DEMİRTAŞ: ''KÜRT–TÜRK KARDEŞLİĞİ PEKİŞTİRİLMEDEN, TÜRK–TÜRK AYRIŞMASI EKLENDİ''
Selahattin Demirtaş, barış sürecine ilişkin gelişmeleri değerlendiren yazısında, “CHP’yi hedef alan tutuklama, kayyım, casusluk, rüşvet operasyonlarıyla ayrışma derinleştirildi” diyerek sürece sert eleştiriler yöneltti. “Kürt–Türk kardeşliği pekiştirilmeden, üstüne Türk–Türk ayrışması eklendi” diyen Demirtaş, barışın ancak “silah değil, kardeşlik hukuku” temelinde inşa edilebileceğini vurguladı.
Eski HDP Eş Genel Başkanı Selahattin Demirtaş, Edirne F Tipi Cezaevi’nden kaleme aldığı ve T24’te yayımlanan yazısında, barış sürecine ilişkin değerlendirmelerde bulundu.
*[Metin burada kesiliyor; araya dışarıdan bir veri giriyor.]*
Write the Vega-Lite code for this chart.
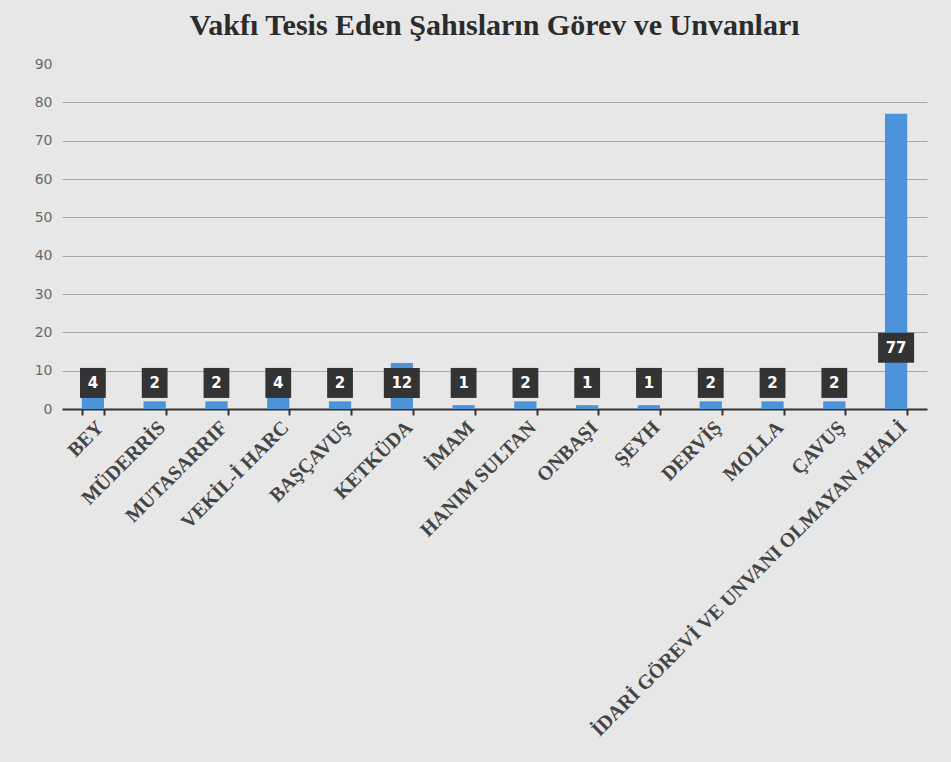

Demirtaş, “Sürecin kilit kavramı ‘silah’ değil ‘kardeşlik’tir” diyerek, son bir yılda atılan adımları olumlu buldu ancak “kardeşlik hukukunun onarılması” yönünde ciddi bir irade gösterilmediğini söyledi.
Demirtaş, yazısında özellikle muhalefete yönelik baskılara dikkat çekti ve “muhalefete yönelik ve özellikle CHP’yi hedefe koyan ‘mutlak butlan, iptal, tutuklama, kayyım, casusluk, rüşvet’ operasyonlarıyla ayrışma iyice derinleştirildi” dedi.
“KÜRT–TÜRK KARDEŞLİĞİ PEKİŞTİRİLMEDEN, TÜRK–TÜRK AYRIŞMASI EKLENDİ”
Demirtaş, yazısında son dönemde yaşanan siyasi gelişmelerin toplumsal birlik yerine ayrışmayı derinleştirdiğini belirterek şunları kaydetti:
“Muhalefete yönelik ve özellikle CHP’yi hedefe koyan ‘mutlak butlan, iptal, tutuklama, kayyım, casusluk, rüşvet’ operasyonlarıyla ayrışma iyice derinleştirildi. 30 yıllık hapis cezalarını bitirmiş siyasi mahpuslar, hasta mahpuslar bile cezaevinden çıkamadılar. Kayyım atanmış tek bir belediye bile halka iade edilmedi. Kürt – Türk kardeşliği pekiştirilmeden, üstüne Türk – Türk ayrışması eklendi.”
Demirtaş, bu durumun barışın toplumsal zeminini zayıflattığını, güvenlik temelli politikaların kardeşlik hukukunun inşasının önüne geçtiğini vurguladı.
“YASADAN ÖNCE DUYGUDA BİRLİK SAĞLANMALI”
Demirtaş, barış sürecinde asıl meselenin güvenlik ya da yasa değil, duygusal birlik olduğunu vurguladı. Yazısında, “Yasa Meclis’ten önce halkın bilincinde yapılmalıdır” diyerek, kardeşliğin yasayla değil, toplumun ortak bilinciyle tesis edilebileceğini ifade etti:
“Yasa toplumda, halkta, millette yapılır; Meclis ise o yasayı norma dönüştürür. Kardeşliğin yasaları önce halkın yüreğinde yapılmalıdır. Ortada duygu yokken yasa yapmaya kalkarsanız hem zorlanırsınız hem de halkın iradesinin tersine adım atmış olursunuz.”